### TO DO
What is to be printed is the span of lines starting at the one containing "Convert this chart to matplotlib code." and ending at the one containing "from matplotlib.patches import", reproduced exactly with pictures left out.

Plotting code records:
⟨

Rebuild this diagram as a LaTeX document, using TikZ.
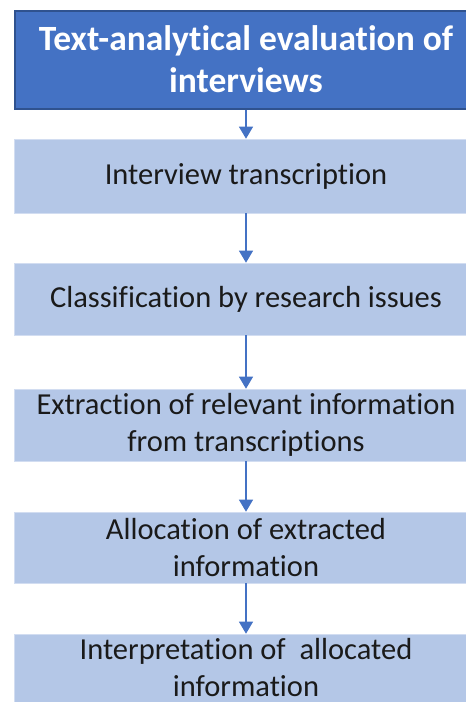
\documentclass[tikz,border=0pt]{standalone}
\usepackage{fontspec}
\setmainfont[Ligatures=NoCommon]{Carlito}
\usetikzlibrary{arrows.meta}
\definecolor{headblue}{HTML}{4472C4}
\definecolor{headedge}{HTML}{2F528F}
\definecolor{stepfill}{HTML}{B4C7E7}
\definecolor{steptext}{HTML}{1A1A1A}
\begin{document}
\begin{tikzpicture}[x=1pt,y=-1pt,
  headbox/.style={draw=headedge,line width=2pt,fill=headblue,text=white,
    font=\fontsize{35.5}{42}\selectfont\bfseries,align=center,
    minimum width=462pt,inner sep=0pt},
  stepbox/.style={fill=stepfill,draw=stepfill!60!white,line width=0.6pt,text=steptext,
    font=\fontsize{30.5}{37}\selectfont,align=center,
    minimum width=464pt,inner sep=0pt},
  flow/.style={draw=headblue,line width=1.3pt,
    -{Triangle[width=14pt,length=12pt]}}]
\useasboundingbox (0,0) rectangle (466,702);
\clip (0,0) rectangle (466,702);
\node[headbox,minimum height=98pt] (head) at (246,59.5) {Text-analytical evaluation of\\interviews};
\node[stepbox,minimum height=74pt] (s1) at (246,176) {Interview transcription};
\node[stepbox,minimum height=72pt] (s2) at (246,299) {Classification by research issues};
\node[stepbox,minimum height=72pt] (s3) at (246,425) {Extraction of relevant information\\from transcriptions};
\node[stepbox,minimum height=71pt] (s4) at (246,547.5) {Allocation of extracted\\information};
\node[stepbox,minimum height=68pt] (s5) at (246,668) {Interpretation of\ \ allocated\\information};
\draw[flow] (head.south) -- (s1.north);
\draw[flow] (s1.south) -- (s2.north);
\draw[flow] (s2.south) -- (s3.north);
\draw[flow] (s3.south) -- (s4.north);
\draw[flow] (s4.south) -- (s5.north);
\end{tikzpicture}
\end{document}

⟩
⟨

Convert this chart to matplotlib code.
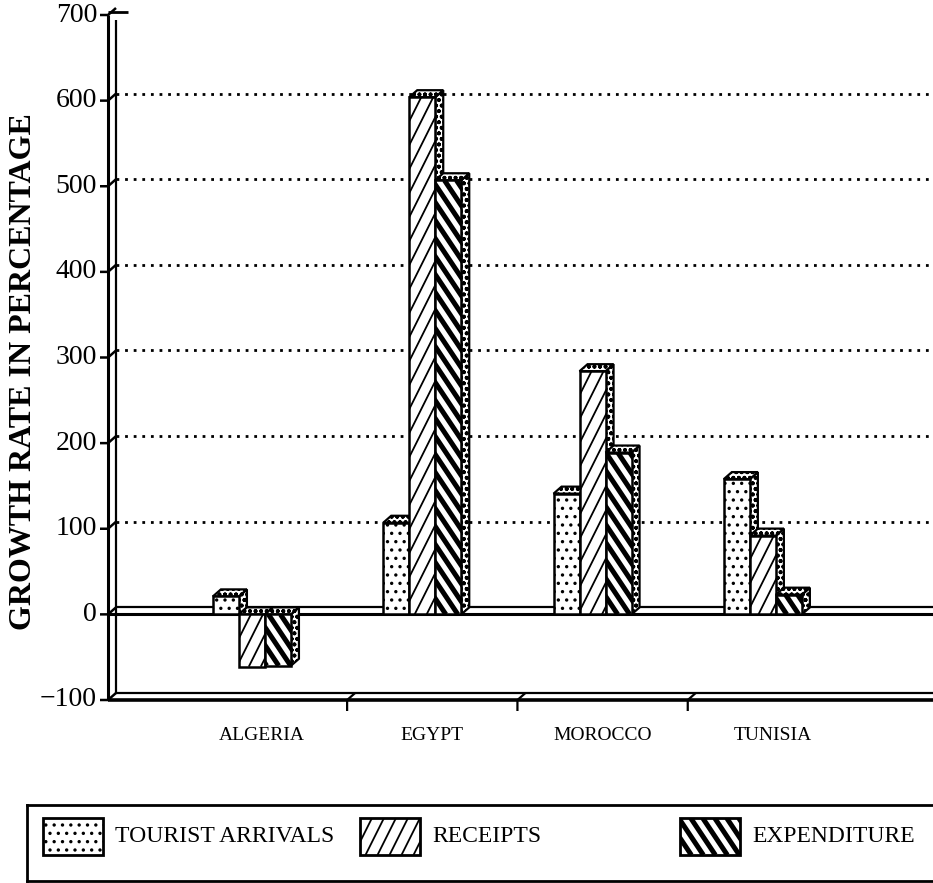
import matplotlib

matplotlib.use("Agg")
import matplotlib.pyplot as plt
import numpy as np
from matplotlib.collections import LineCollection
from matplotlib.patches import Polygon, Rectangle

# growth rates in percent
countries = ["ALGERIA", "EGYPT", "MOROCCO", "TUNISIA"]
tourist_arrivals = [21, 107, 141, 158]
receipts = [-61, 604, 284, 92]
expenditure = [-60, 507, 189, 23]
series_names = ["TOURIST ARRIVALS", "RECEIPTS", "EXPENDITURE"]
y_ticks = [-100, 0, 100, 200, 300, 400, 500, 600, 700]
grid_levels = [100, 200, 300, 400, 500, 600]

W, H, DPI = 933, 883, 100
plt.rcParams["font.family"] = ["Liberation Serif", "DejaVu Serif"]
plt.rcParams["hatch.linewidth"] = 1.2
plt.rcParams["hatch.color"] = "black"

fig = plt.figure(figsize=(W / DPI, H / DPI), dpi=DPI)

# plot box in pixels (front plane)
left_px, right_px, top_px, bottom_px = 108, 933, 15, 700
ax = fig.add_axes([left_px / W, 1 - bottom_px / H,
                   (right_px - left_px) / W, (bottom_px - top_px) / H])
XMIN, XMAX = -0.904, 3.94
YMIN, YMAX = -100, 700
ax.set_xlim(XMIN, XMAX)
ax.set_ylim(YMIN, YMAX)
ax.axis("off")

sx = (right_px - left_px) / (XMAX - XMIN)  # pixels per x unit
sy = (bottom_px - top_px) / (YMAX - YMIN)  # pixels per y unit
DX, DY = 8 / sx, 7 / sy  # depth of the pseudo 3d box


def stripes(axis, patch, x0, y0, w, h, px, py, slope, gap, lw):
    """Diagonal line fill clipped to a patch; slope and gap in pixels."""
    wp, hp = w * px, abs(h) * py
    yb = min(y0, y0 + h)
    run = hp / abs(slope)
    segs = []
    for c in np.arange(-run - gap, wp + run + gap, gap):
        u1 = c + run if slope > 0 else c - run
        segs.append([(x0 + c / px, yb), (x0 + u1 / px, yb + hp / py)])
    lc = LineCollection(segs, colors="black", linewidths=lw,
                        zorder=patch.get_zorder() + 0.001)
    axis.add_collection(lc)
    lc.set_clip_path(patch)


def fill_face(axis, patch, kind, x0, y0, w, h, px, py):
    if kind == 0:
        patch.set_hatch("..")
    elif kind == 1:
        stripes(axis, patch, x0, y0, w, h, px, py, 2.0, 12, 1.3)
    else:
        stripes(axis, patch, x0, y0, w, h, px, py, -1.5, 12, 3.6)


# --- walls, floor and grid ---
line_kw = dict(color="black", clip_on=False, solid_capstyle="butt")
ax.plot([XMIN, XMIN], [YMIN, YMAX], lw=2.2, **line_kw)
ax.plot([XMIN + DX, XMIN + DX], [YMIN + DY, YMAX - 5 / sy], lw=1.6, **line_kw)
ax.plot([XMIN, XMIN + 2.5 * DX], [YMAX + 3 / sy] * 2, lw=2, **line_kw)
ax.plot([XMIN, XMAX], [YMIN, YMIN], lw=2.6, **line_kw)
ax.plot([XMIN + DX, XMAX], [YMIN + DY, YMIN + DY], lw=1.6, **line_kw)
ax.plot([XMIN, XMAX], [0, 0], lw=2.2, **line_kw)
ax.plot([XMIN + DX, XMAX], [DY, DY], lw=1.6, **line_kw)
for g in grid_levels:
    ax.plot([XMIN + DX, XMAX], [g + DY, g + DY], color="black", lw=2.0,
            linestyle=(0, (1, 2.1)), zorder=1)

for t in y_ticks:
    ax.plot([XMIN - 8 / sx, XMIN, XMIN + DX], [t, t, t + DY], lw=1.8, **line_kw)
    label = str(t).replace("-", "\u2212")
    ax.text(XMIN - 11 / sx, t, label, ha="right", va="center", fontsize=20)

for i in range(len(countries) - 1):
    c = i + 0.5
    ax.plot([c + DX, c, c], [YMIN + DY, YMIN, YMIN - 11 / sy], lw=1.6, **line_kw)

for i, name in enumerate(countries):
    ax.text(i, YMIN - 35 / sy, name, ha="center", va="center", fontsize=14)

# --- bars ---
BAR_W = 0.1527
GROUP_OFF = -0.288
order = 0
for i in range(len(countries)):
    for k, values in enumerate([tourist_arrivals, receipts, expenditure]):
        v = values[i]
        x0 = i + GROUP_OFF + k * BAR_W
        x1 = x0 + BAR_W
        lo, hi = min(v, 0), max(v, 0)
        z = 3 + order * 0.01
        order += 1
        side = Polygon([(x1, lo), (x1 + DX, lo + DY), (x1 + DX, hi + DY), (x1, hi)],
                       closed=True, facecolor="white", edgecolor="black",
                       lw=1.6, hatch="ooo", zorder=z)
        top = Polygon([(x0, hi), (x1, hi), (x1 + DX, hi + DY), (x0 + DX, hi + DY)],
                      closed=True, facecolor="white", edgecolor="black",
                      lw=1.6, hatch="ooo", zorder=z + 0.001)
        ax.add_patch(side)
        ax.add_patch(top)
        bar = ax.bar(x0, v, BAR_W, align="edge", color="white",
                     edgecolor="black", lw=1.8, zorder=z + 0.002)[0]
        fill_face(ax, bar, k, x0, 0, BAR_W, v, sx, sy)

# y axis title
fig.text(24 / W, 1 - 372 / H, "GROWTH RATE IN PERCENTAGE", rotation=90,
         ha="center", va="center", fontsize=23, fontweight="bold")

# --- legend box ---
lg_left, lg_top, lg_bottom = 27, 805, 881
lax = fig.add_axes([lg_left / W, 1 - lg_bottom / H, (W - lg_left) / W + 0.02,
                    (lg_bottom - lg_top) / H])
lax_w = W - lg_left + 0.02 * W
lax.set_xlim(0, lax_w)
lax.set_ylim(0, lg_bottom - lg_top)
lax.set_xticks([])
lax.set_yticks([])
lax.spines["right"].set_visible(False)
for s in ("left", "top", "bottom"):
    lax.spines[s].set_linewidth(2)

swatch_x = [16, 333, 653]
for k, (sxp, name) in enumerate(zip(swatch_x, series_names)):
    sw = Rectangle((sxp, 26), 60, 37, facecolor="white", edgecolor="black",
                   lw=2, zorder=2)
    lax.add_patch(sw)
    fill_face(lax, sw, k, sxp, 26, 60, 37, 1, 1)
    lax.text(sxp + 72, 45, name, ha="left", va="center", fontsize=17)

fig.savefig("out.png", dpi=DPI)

⟩
⟨

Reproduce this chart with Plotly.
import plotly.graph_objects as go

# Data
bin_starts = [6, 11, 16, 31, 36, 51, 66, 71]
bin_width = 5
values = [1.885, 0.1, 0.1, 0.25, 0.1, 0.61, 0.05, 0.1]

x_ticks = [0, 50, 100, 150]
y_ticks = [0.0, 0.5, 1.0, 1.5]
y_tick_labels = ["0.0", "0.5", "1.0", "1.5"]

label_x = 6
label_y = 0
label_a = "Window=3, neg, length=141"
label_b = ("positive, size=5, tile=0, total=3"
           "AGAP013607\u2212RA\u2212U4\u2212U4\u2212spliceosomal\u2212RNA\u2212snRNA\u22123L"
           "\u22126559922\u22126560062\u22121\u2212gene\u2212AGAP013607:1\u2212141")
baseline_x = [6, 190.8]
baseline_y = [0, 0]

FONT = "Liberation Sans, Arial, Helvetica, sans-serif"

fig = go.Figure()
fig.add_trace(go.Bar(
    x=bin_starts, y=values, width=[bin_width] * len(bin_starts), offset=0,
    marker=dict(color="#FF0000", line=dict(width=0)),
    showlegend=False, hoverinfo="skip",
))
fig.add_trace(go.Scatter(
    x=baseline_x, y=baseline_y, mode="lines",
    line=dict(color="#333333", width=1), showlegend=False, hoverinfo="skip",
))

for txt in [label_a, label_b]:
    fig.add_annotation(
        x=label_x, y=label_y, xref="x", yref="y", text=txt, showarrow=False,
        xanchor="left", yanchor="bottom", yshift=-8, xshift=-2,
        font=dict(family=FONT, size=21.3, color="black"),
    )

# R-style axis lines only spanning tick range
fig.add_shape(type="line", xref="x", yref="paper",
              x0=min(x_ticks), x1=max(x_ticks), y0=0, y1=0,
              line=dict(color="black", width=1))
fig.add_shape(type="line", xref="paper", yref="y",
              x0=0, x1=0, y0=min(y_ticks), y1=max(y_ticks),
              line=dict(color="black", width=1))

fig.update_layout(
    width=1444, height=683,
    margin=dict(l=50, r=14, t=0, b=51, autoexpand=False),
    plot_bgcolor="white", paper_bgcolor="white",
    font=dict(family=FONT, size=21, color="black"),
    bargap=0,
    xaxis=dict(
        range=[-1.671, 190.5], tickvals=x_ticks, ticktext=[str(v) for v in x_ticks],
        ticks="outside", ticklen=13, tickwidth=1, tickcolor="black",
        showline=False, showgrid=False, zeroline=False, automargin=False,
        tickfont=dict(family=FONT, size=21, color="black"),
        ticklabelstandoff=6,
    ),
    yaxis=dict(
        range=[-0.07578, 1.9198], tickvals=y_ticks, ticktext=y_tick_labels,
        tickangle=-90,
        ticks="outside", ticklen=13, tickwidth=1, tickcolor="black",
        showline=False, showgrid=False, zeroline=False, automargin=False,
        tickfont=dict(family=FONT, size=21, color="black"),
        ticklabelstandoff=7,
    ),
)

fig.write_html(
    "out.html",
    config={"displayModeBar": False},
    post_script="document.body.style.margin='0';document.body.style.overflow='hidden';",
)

⟩

### SOLVED PROBLEM
Convert this chart to matplotlib code.
import matplotlib

matplotlib.use("Agg")
import matplotlib.pyplot as plt
import numpy as np
from matplotlib.collections import LineCollection
from matplotlib.patches import Polygon, Rectangle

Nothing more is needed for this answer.